Listen to an extended interview – Sheila Bassi-Kellett speaks to Cabin Radio’s Ollie Williams about allegations of workplace bullying and sexual misconduct up to 2014 – and says she believes a significant shift in workplace safety for City employees has occurred since.
On several occasions, Bassi-Kellett stressed her belief that the City’s working environment and its suite of policies governing staff behaviour had both significantly improved since 2014.
“The incidents that happened in 2014 were not nice. They were not pretty,” she said. “It’s out there now, but what I think is really important to emphasize is that since that time, there has been extensive work done to really work on creating a workplace where this kind of event, those kinds of thing, do not happen.
“In the 10 months that I have been there – because I’d heard those stories, and I’d heard about things that may or may not have gone on, and I watch closely … I have not yet received, from anyone, any kind of a complaint to say [they are] uncomfortable with the work environment, that there are some bad things happening, some sexual misconduct, inappropriate actions.”
‘Action was taken’
Bassi-Kellett cited a revamped anti-harassment and respectful workplace policy, alongside the recent introduction of a whistleblower policy allowing anonymous reporting of similar incidents, as examples of strides made by the City since the alleged incidents involving Gillard.
Asked if every director and manager is now setting the right tone in the workplace, Bassi-Kellett said that was “a hard question to answer” but added she has “a lot of faith” in the policies in place.
The City has expressed frustration that a confidentiality agreement regarding earlier legal proceedings – involving a former member of municipal enforcement – appeared to have been breached in the provision of recorded testimonies to Yellowknife newsrooms.
Amid the stolen emails lay references to a separate complaint, largely against Gillard, that formed the subject of an internal investigation under then-senior administrative officer Dennis Kefalas.
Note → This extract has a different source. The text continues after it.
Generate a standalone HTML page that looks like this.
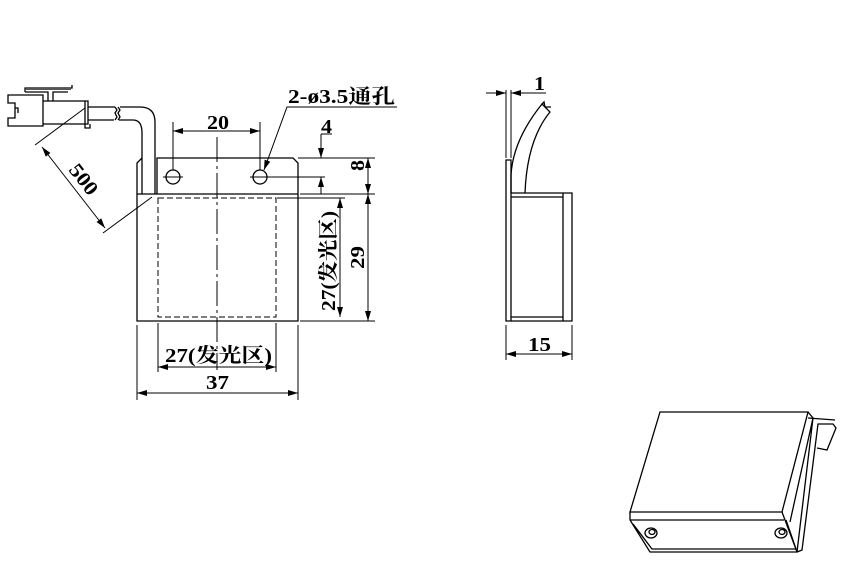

The City has not clarified the exact outcome of that investigation. Kefalas stepped down from that position prior to Bassi-Kellett’s arrival but remains a director at the City.
“Appropriate action was taken,” said Bassi-Kellett, who formerly served as the Government of the Northwest Territories’ deputy minister for human resources. “There are times when people feel a need to publicly know exactly what was done. That’s the kind of context that we don’t share in the world. It’s not everybody’s business to know that.
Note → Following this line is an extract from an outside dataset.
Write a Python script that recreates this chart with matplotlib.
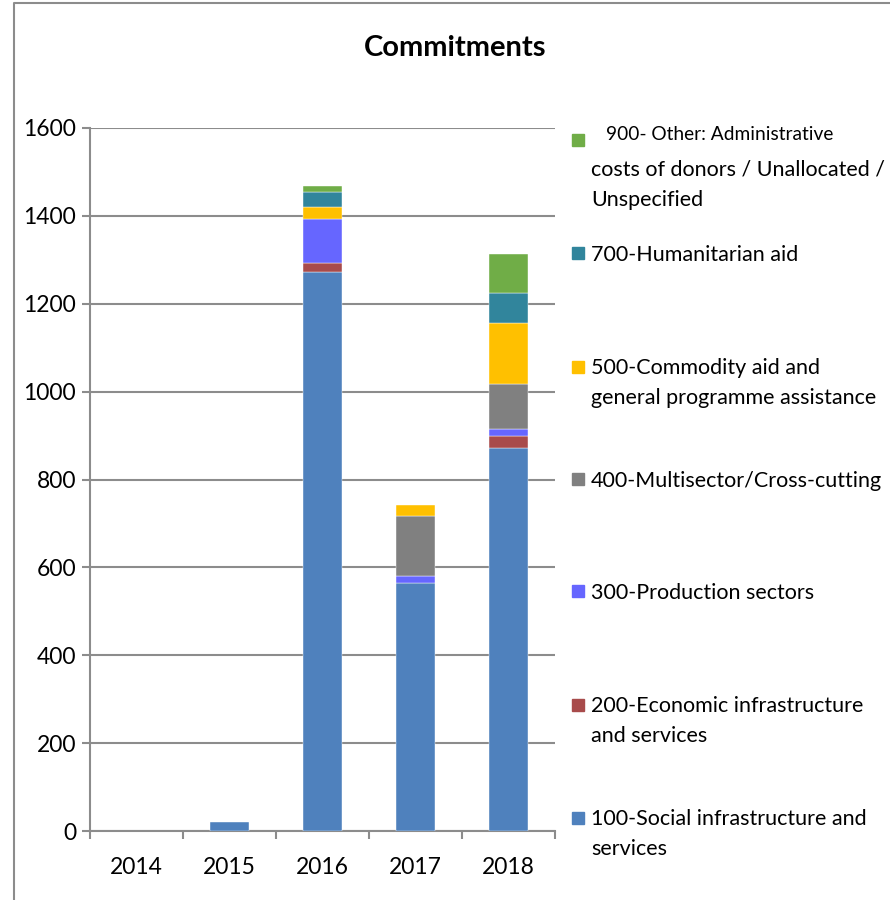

“What I do want people to know, though, is that the matter was taken very seriously; that an investigation was done, I’ve read the investigation and the subsequent ways that staff were dealt with around that and this was no laughing matter, it was taken exceedingly seriously.
“We’re in a hashtag-me-too world right now. Thank goodness we’re in that. This is unacceptable behaviour for people. I really want to stress that there are avenues open. The City has taken a lot of the work that came out of this pretty ugly time and worked hard to try to turn it into something positive.
“What the City wants, what I want, what Council wants, is that residents have faith in what the City of Yellowknife does. I don’t take lightly that there may be things that have made people question the ability of the City to do our job effectively.”
The allegations against Gillard have been documented extensively by both Northern News Services (subscription required) and the CBC since Sunday’s first reporting. None of the allegations have been tested in court.